━━━ Information provided ━━━
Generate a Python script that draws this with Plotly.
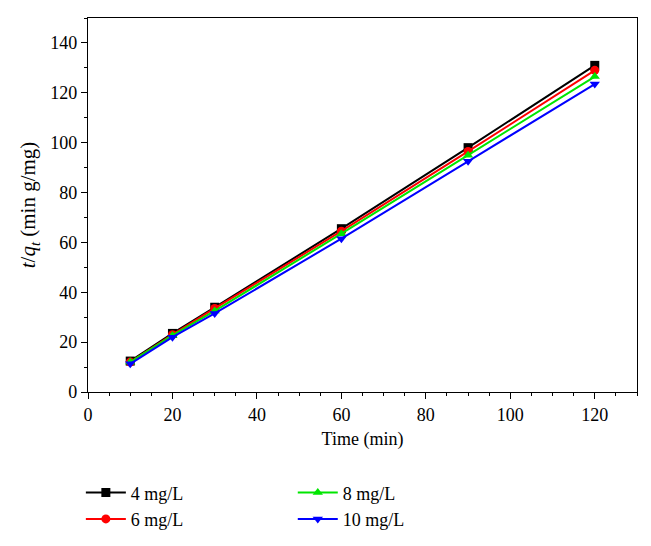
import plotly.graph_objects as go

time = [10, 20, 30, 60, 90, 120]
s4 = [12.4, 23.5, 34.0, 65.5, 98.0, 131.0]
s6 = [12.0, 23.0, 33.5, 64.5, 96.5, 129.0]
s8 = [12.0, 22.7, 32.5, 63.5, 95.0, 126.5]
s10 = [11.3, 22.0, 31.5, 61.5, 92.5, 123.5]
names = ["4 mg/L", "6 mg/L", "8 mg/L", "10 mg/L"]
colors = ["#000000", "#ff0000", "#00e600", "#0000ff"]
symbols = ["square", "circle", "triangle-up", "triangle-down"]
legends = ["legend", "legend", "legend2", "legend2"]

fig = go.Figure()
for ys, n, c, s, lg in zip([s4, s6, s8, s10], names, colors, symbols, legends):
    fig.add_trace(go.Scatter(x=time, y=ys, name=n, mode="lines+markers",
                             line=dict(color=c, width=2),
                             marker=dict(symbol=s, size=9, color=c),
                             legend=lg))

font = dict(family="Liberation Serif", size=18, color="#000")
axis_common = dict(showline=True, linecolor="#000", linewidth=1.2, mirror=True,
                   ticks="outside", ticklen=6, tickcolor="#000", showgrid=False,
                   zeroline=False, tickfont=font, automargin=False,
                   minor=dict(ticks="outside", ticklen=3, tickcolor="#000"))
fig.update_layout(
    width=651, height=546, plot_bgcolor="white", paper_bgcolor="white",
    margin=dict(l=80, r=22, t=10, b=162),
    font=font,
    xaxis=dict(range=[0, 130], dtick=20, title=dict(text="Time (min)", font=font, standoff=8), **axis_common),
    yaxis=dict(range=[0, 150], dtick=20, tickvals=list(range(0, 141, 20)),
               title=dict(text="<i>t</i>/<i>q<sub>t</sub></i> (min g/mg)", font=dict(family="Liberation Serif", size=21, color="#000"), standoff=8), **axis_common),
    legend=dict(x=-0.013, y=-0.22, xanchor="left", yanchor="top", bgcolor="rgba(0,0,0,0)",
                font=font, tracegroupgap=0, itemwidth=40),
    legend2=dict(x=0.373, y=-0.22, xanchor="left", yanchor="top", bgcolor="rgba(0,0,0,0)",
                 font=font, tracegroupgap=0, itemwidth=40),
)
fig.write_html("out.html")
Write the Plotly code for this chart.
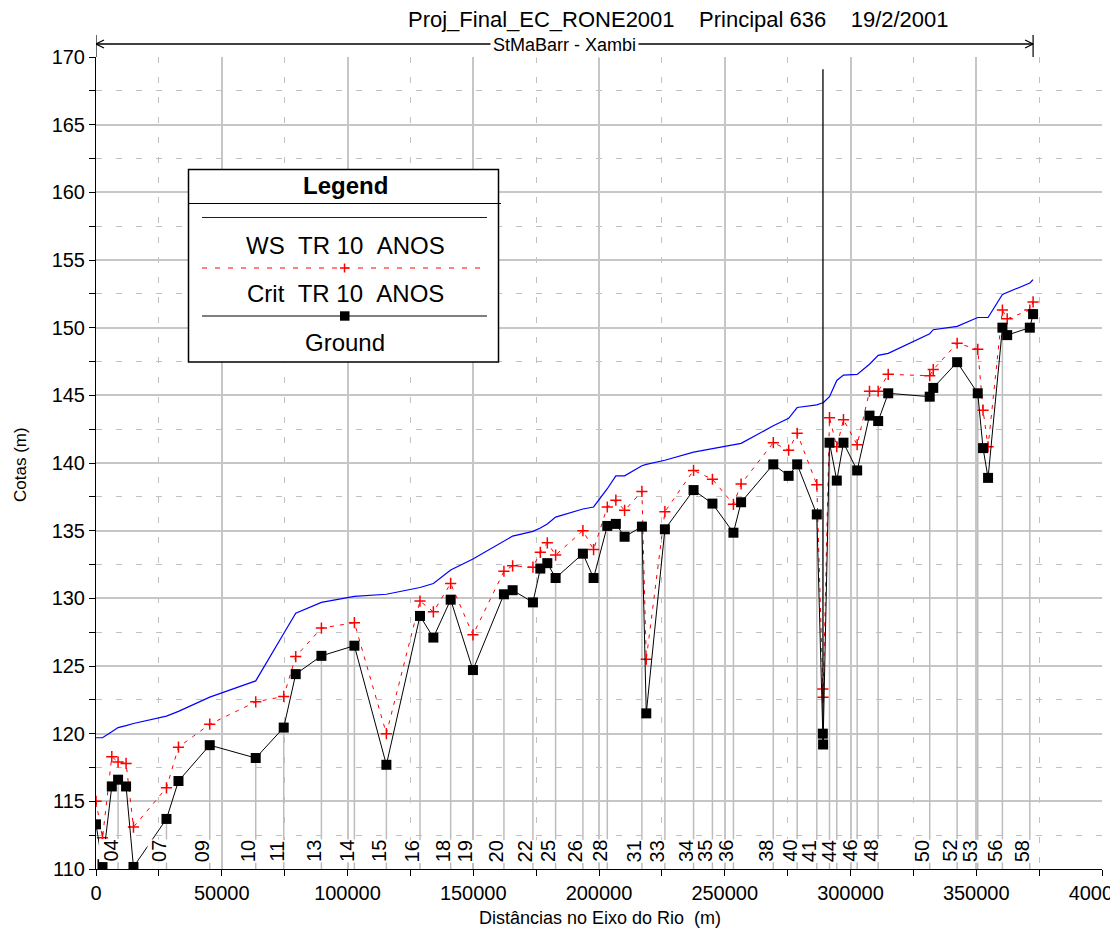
━━━
_Exercise goal:_ None of the pictures should appear; repeat the records exactly otherwise.

_Solved problem:_
Generate a Python script that draws this with Plotly.
import plotly.graph_objects as go

time = [10, 20, 30, 60, 90, 120]
s4 = [12.4, 23.5, 34.0, 65.5, 98.0, 131.0]
s6 = [12.0, 23.0, 33.5, 64.5, 96.5, 129.0]
s8 = [12.0, 22.7, 32.5, 63.5, 95.0, 126.5]
s10 = [11.3, 22.0, 31.5, 61.5, 92.5, 123.5]
names = ["4 mg/L", "6 mg/L", "8 mg/L", "10 mg/L"]
colors = ["#000000", "#ff0000", "#00e600", "#0000ff"]
symbols = ["square", "circle", "triangle-up", "triangle-down"]
legends = ["legend", "legend", "legend2", "legend2"]

fig = go.Figure()
for ys, n, c, s, lg in zip([s4, s6, s8, s10], names, colors, symbols, legends):
    fig.add_trace(go.Scatter(x=time, y=ys, name=n, mode="lines+markers",
                             line=dict(color=c, width=2),
                             marker=dict(symbol=s, size=9, color=c),
                             legend=lg))

font = dict(family="Liberation Serif", size=18, color="#000")
axis_common = dict(showline=True, linecolor="#000", linewidth=1.2, mirror=True,
                   ticks="outside", ticklen=6, tickcolor="#000", showgrid=False,
                   zeroline=False, tickfont=font, automargin=False,
                   minor=dict(ticks="outside", ticklen=3, tickcolor="#000"))
fig.update_layout(
    width=651, height=546, plot_bgcolor="white", paper_bgcolor="white",
    margin=dict(l=80, r=22, t=10, b=162),
    font=font,
    xaxis=dict(range=[0, 130], dtick=20, title=dict(text="Time (min)", font=font, standoff=8), **axis_common),
    yaxis=dict(range=[0, 150], dtick=20, tickvals=list(range(0, 141, 20)),
               title=dict(text="<i>t</i>/<i>q<sub>t</sub></i> (min g/mg)", font=dict(family="Liberation Serif", size=21, color="#000"), standoff=8), **axis_common),
    legend=dict(x=-0.013, y=-0.22, xanchor="left", yanchor="top", bgcolor="rgba(0,0,0,0)",
                font=font, tracegroupgap=0, itemwidth=40),
    legend2=dict(x=0.373, y=-0.22, xanchor="left", yanchor="top", bgcolor="rgba(0,0,0,0)",
                 font=font, tracegroupgap=0, itemwidth=40),
)
fig.write_html("out.html")
Write the Plotly code for this chart.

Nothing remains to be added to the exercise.